Gift gelangt in die Ostsee und Nordsee
In den deutschen Teilen von Nord- und Ostsee liegen einem Regierungsbericht zufolge in 71 belasteten Gebieten 1,6 Millionen Tonnen konventionelle und etwa 5.000 Tonnen chemische Kampfstoffe.

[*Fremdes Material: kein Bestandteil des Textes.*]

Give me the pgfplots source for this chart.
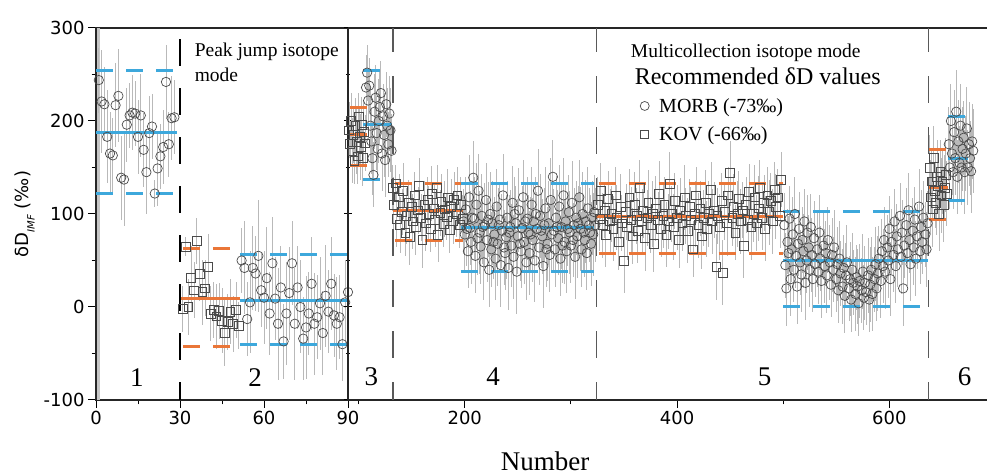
\documentclass[border=0pt]{standalone}
\usepackage{pgfplots}
\pgfplotsset{compat=1.18}
\usepackage{pgfplotstable}
\usepackage{fontspec}
\setmainfont{Liberation Serif}
\newfontfamily\tickfont{DejaVu Sans}
\definecolor{mblue}{HTML}{3DA8DC}
\definecolor{korange}{HTML}{EA7638}
\definecolor{mkgray}{HTML}{4A4A4A}

% ---------- left panel (0-90) ----------
\pgfplotstableread{
x y e
1 244 35
2 221 55
3 218 40
4 183 50
5 165 45
6 163 40
7 217 45
8 227 50
9 139 45
10 137 50
11 196 40
12 206 35
13 209 40
14 208 35
15 183 40
16 206 45
17 169 40
18 145 45
19 187 40
20 194 35
21 122 15
22 149 40
23 162 35
24 172 40
25 242 40
26 175 35
27 203 45
28 204 40
52 50 35
53 42 50
54 -13 40
55 5 55
56 42 45
57 36 40
58 55 60
59 18 40
60 10 50
61 31 55
62 -7 45
63 47 50
64 9 45
65 -18 60
66 21 45
67 -37 40
68 -7 55
69 15 50
70 47 45
71 -18 60
72 21 45
73 0 50
74 -34 45
75 -22 55
76 -7 45
77 25 50
78 -18 55
79 -11 45
80 4 50
81 -28 45
82 12 55
83 -5 45
84 25 50
85 -9 45
86 -18 50
87 -11 45
88 -40 40
89 5 45
90 16 35
}\morbL
\pgfplotstableread{
x y e
31 -2 25
32 65 10
33 0 30
34 31 35
35 18 30
36 71 25
37 36 30
38 16 35
39 20 30
40 43 35
41 -7 30
42 -3 30
43 -10 35
44 -4 30
45 -15 35
46 -28 35
47 -16 30
48 -5 35
49 -18 30
50 -3 30
51 -20 25
}\kovL

% ---------- right panel (90-692) ----------
\pgfplotstableread{
x y e
107 236 35
108 252 30
109 222 35
110 238 30
111 195 40
112 178 35
113 160 40
114 142 35
115 210 40
116 225 35
117 187 40
118 170 35
119 200 45
120 215 40
121 230 35
122 165 40
123 205 35
124 185 45
125 158 40
126 218 35
127 195 40
128 175 35
129 208 40
130 190 45
131 168 40
199 92 35
200 78 40
201 105 35
202 84 40
203 60 40
204 118 45
205 85 40
206 70 45
207 96 40
208 139 40
209 95 45
210 55 40
211 110 45
212 74 40
213 125 40
214 80 45
215 65 40
216 98 45
217 86 40
218 48 40
219 88 45
220 115 40
221 72 45
222 94 40
223 40 40
224 100 45
225 62 40
226 90 45
227 70 40
228 78 40
229 52 45
230 108 40
231 68 45
232 88 40
233 94 40
234 45 45
235 82 40
236 120 45
237 64 40
238 58 40
239 75 45
240 96 40
241 42 45
242 80 40
243 86 40
244 66 45
245 112 40
246 54 45
247 100 40
248 90 40
249 38 45
250 76 40
251 104 45
252 68 40
253 60 40
254 85 45
255 118 40
256 70 45
257 92 40
258 48 40
259 95 45
260 80 40
261 58 45
262 78 40
263 110 40
264 72 45
265 92 40
266 50 45
267 100 40
268 84 40
269 125 45
270 64 40
271 98 45
272 82 40
273 76 40
274 44 45
275 88 40
276 106 45
277 62 40
278 68 40
279 90 45
280 56 40
281 115 45
282 78 40
283 140 40
284 82 45
285 62 40
286 96 45
287 86 40
288 74 40
289 108 45
290 52 40
291 86 45
292 66 40
293 120 40
294 70 45
295 92 40
296 60 45
297 84 40
298 102 40
299 80 45
300 66 40
301 112 45
302 72 40
303 88 40
304 54 45
305 96 40
306 76 45
307 90 40
308 118 40
309 84 45
310 62 40
311 100 45
312 80 40
313 72 40
314 92 45
315 58 40
316 106 45
317 88 40
318 80 40
319 68 45
320 96 40
321 78 45
322 102 40
323 88 40
501 88 35
502 45 35
503 20 40
504 70 35
505 58 40
506 95 35
507 30 40
508 62 35
509 78 40
510 40 35
511 100 40
512 55 35
513 22 40
514 68 35
515 84 40
516 48 35
517 35 40
518 72 35
519 60 40
520 92 35
521 26 40
522 50 35
523 80 40
524 64 35
525 40 40
526 86 35
527 56 40
528 30 35
529 74 40
530 46 35
532 62 40
533 38 35
534 80 40
535 52 35
536 28 40
538 66 35
539 44 40
540 58 35
541 34 40
542 72 35
544 48 40
545 24 35
546 56 40
547 40 35
548 64 40
550 30 35
551 46 40
552 18 35
553 52 40
554 36 35
556 22 40
557 42 35
558 12 40
559 34 35
560 48 40
562 20 35
563 30 40
564 8 35
565 40 40
566 26 35
568 14 40
569 32 35
570 22 40
571 4 35
572 28 40
574 18 35
575 38 40
576 10 35
577 26 40
578 16 35
580 34 40
581 8 35
582 24 40
583 40 35
584 14 40
586 30 35
587 46 40
588 20 35
589 36 40
590 52 35
592 28 40
593 60 35
594 44 40
595 72 35
596 38 40
598 64 35
599 50 40
600 84 35
601 30 40
602 70 35
604 56 40
605 92 35
606 44 40
607 76 35
608 62 40
610 98 35
611 54 40
612 80 35
613 20 40
614 66 35
616 88 40
617 58 35
618 104 40
619 72 35
620 46 40
622 82 35
623 64 40
624 94 35
625 52 40
626 76 35
628 108 40
629 60 35
630 86 40
631 70 35
632 96 40
634 78 35
635 62 40
636 90 35
656 175 40
657 150 45
658 200 40
659 165 45
660 145 40
661 188 45
662 160 40
663 210 45
664 140 40
665 178 45
666 155 40
667 195 45
668 150 40
669 170 45
670 182 40
671 145 45
672 165 40
673 192 45
674 150 40
675 175 45
676 160 40
677 146 45
678 178 40
679 168 45
}\morbR
\pgfplotstableread{
x y e
91 190 30
92 175 25
93 200 30
94 168 35
95 185 30
96 157 25
97 195 30
98 178 35
99 162 30
100 205 25
101 183 30
102 172 35
103 196 30
104 160 30
105 188 35
106 176 30
132 128 25
133 110 30
135 133 20
136 95 30
138 118 25
139 88 30
141 102 25
142 125 30
144 80 25
145 98 30
147 112 25
148 75 30
150 108 25
151 92 30
153 120 25
154 86 30
156 104 25
157 130 30
159 96 25
160 72 30
162 110 25
163 90 30
165 115 25
166 100 30
168 84 25
169 122 30
171 106 25
172 94 30
174 128 25
175 78 30
177 101 25
178 113 30
180 89 25
181 105 30
183 97 25
184 118 30
186 83 25
187 108 30
189 93 25
190 115 30
192 100 25
193 120 30
195 88 25
196 110 30
198 95 25
325 110 30
327 95 35
328 125 30
330 88 35
332 104 30
333 78 35
335 116 30
337 92 35
338 100 30
340 84 35
342 120 30
343 96 35
345 70 30
347 108 35
348 90 30
350 50 35
352 102 30
353 86 35
355 118 30
357 94 35
358 76 30
360 110 35
362 98 30
363 82 35
365 128 30
367 92 35
368 104 30
370 74 35
372 96 30
373 112 35
375 88 30
377 100 35
378 68 30
380 106 35
382 94 30
383 122 35
385 84 30
387 98 35
388 110 30
390 78 35
392 92 30
393 132 35
395 100 30
397 86 35
398 114 30
400 96 35
402 72 30
403 104 35
405 90 30
407 118 35
408 98 30
410 82 35
412 108 30
413 94 35
415 62 30
417 100 35
418 120 30
420 88 35
422 106 30
423 76 35
425 96 30
427 112 35
428 84 30
430 100 35
432 126 30
433 92 35
435 104 30
437 43 35
438 98 30
440 86 35
442 114 30
443 37 35
445 102 30
447 90 35
448 120 30
450 144 35
452 96 30
453 108 35
455 80 30
457 100 35
458 116 30
460 92 35
462 104 30
463 66 35
465 110 30
467 94 35
468 124 30
470 86 35
472 100 30
473 118 35
475 90 30
477 106 35
478 128 30
480 96 35
482 112 30
483 84 35
485 120 30
487 102 35
488 114 30
490 92 35
492 126 30
493 108 35
495 118 30
497 98 35
498 137 30
638 150 35
639 118 40
640 135 35
641 105 40
642 160 35
643 125 40
644 112 35
645 140 40
646 130 35
647 100 40
648 145 35
649 120 40
650 135 35
651 110 40
652 128 35
653 142 40
654 122 35
}\kovR

\pgfplotsset{
  errstyle/.style={forget plot,
    error bars/y dir=both, error bars/y explicit, error bars/error mark=none,
    error bars/error bar style={gray!55, line width=0.9pt}},
  morb/.style={only marks, mark=o, mark size=4.7pt,
    mark options={draw=mkgray, line width=0.7pt}, errstyle},
  kov/.style={only marks, mark=square, mark size=4.4pt,
    mark options={draw=mkgray, line width=0.7pt}, errstyle},
  bl/.style={mblue, line width=3pt, forget plot},
  bld/.style={mblue, line width=3pt, dash pattern=on 17pt off 13pt, forget plot},
  ol/.style={korange, line width=3pt, forget plot},
  old/.style={korange, line width=3pt, dash pattern=on 17pt off 13pt, forget plot},
  common/.style={scale only axis, anchor=south west, height=372pt,
    ymin=-100, ymax=300,
    ytick={-100,0,100,200,300}, minor ytick={-50,50,150,250},
    major tick length=8pt, minor tick length=4.5pt,
    every tick/.style={black, line width=1pt},
    axis line style={black!85, line width=1.3pt},
    tick label style={font=\tickfont\fontsize{18}{18}\selectfont},
    /pgf/number format/assume math mode=true},
}

\begin{document}
\begin{tikzpicture}
\useasboundingbox (0,0) rectangle (987pt,476pt);
\begin{axis}[common,
  at={(96pt,76pt)}, width=252pt,
  xmin=0, xmax=90,
  xtick={0,30,60,90}, minor xtick={15,45,75},
  xtick pos=left, ytick pos=left, tick align=outside,
  ylabel={\tickfont\fontsize{18}{20}\selectfont δD\raisebox{-0.35em}{\fontsize{10}{10}\selectfont\itshape IMF} (‰)},
  ylabel style={yshift=2pt},
]
\draw[gray!45, line width=3pt] (axis cs:0.9,-100) -- (axis cs:0.9,300);
\addplot[morb] table[x=x, y=y, y error=e] {\morbL};
\addplot[kov] table[x=x, y=y, y error=e] {\kovL};
% region 1 MORB
\addplot[bl] coordinates {(0,188) (29,188)};
\addplot[bld] coordinates {(0,254) (29,254)};
\addplot[bld] coordinates {(0,122) (29,122)};
% region 2 KOV
\addplot[ol] coordinates {(30,9.5) (51.4,9.5)};
\addplot[old] coordinates {(31,63) (51.4,63)};
\addplot[old] coordinates {(31,-42.5) (51.4,-42.5)};
% region 2 MORB
\addplot[bl] coordinates {(51.4,7.5) (90,7.5)};
\addplot[bld] coordinates {(51.4,56) (90,56)};
\addplot[bld] coordinates {(51.4,-40) (90,-40)};
\draw[black, line width=1.3pt, dash pattern=on 27pt off 22pt, dash phase=9pt] (axis cs:30,-100) -- (axis cs:30,300);
\node[anchor=north west, inner sep=0pt, align=left, font=\fontsize{19.5}{25}\selectfont] at (axis cs:35.2,284) {Peak jump isotope\\mode};
\node[anchor=base, font=\fontsize{27}{30}\selectfont] at (axis cs:14.6,-85.5) {1};
\node[anchor=base, font=\fontsize{27}{30}\selectfont] at (axis cs:56.8,-85.5) {2};
\end{axis}

\begin{axis}[common,
  at={(348pt,76pt)}, width=639pt,
  xmin=90, xmax=692,
  axis x line*=box, axis y line*=left,
  xtick={200,400,600}, minor xtick={100,300,500},
  yticklabels={,,,,,},
  xtick pos=left, ytick pos=left,
  xtick align=outside, ytick align=center,
  legend style={at={(0.4570,0.817)}, anchor=north west, draw=none, fill=none,
    font=\fontsize{20}{22}\selectfont, row sep=9pt, inner sep=0pt},
  legend cell align=left,
]
\addplot[morb] table[x=x, y=y, y error=e] {\morbR};
\addplot[kov] table[x=x, y=y, y error=e] {\kovR};
% region 3
\addplot[ol] coordinates {(92,185) (108,185)};
\addplot[old] coordinates {(92,215) (108,215)};
\addplot[old] coordinates {(92,152) (108,152)};
\addplot[bl] coordinates {(104,196) (131,196)};
\addplot[bld] coordinates {(104,254) (131,254)};
\addplot[bld] coordinates {(104,137) (131,137)};
% region 4
\addplot[ol] coordinates {(132,104) (198,104)};
\addplot[old] coordinates {(134,133) (198,133)};
\addplot[old] coordinates {(134,72) (198,72)};
\addplot[bl] coordinates {(196,86) (322,86)};
\addplot[bld] coordinates {(196,133) (322,133)};
\addplot[bld] coordinates {(196,38) (322,38)};
% region 5
\addplot[ol] coordinates {(324,97) (500,97)};
\addplot[old] coordinates {(326,133) (500,133)};
\addplot[old] coordinates {(326,58) (500,58)};
\addplot[bl] coordinates {(500,50.5) (636,50.5)};
\addplot[bld] coordinates {(500,102.5) (636,102.5)};
\addplot[bld] coordinates {(500,0.3) (636,0.3)};
% region 6
\addplot[ol] coordinates {(637,129) (655,129)};
\addplot[old] coordinates {(637,169) (655,169)};
\addplot[old] coordinates {(637,94) (655,94)};
\addplot[bl] coordinates {(655,160) (674,160)};
\addplot[bld] coordinates {(655,205) (674,205)};
\addplot[bld] coordinates {(655,115) (674,115)};
\foreach \xx in {132.5,324,637}{
  \edef\tmp{\noexpand\draw[black!65, line width=1.3pt, dash pattern=on 27pt off 24pt, dash phase=9pt] (axis cs:\xx,-100) -- (axis cs:\xx,300);}\tmp
}
\node[anchor=base west, inner sep=0pt, font=\fontsize{19.5}{24}\selectfont] at (axis cs:356.4,268) {Multicollection isotope mode};
\node[anchor=base west, inner sep=0pt, font=\fontsize{24}{28}\selectfont] at (axis cs:360,239) {Recommended δD values};
\node[anchor=base, font=\fontsize{27}{30}\selectfont] at (axis cs:112.1,-84.5) {3};
\node[anchor=base, font=\fontsize{27}{30}\selectfont] at (axis cs:226.7,-84.5) {4};
\node[anchor=base, font=\fontsize{27}{30}\selectfont] at (axis cs:482.6,-84.5) {5};
\node[anchor=base, font=\fontsize{27}{30}\selectfont] at (axis cs:671,-84.5) {6};
\addlegendimage{only marks, mark=o, mark size=4.5pt, mark options={draw=mkgray, line width=0.7pt}}
\addlegendentry{\hspace{8pt}MORB (-73‰)}
\addlegendimage{only marks, mark=square, mark size=4pt, mark options={draw=mkgray, line width=0.7pt}}
\addlegendentry{\hspace{8pt}KOV (-66‰)}
\end{axis}
\node[anchor=base, inner sep=0pt, font=\fontsize{27}{30}\selectfont] at (545pt,5pt) {Number};
\end{tikzpicture}
\end{document}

Sie sollen geborgen werden, doch das kostet Milliarden und ist alles andere als einfach.
„Die Hüllen der Munitionskörper rosten durch und ihre Inhaltsstoffe geraten in die Meeresgewässer“, stellte Schleswig-Holsteins ehemaliger Umweltminister Jan Philipp Albrecht einst fest.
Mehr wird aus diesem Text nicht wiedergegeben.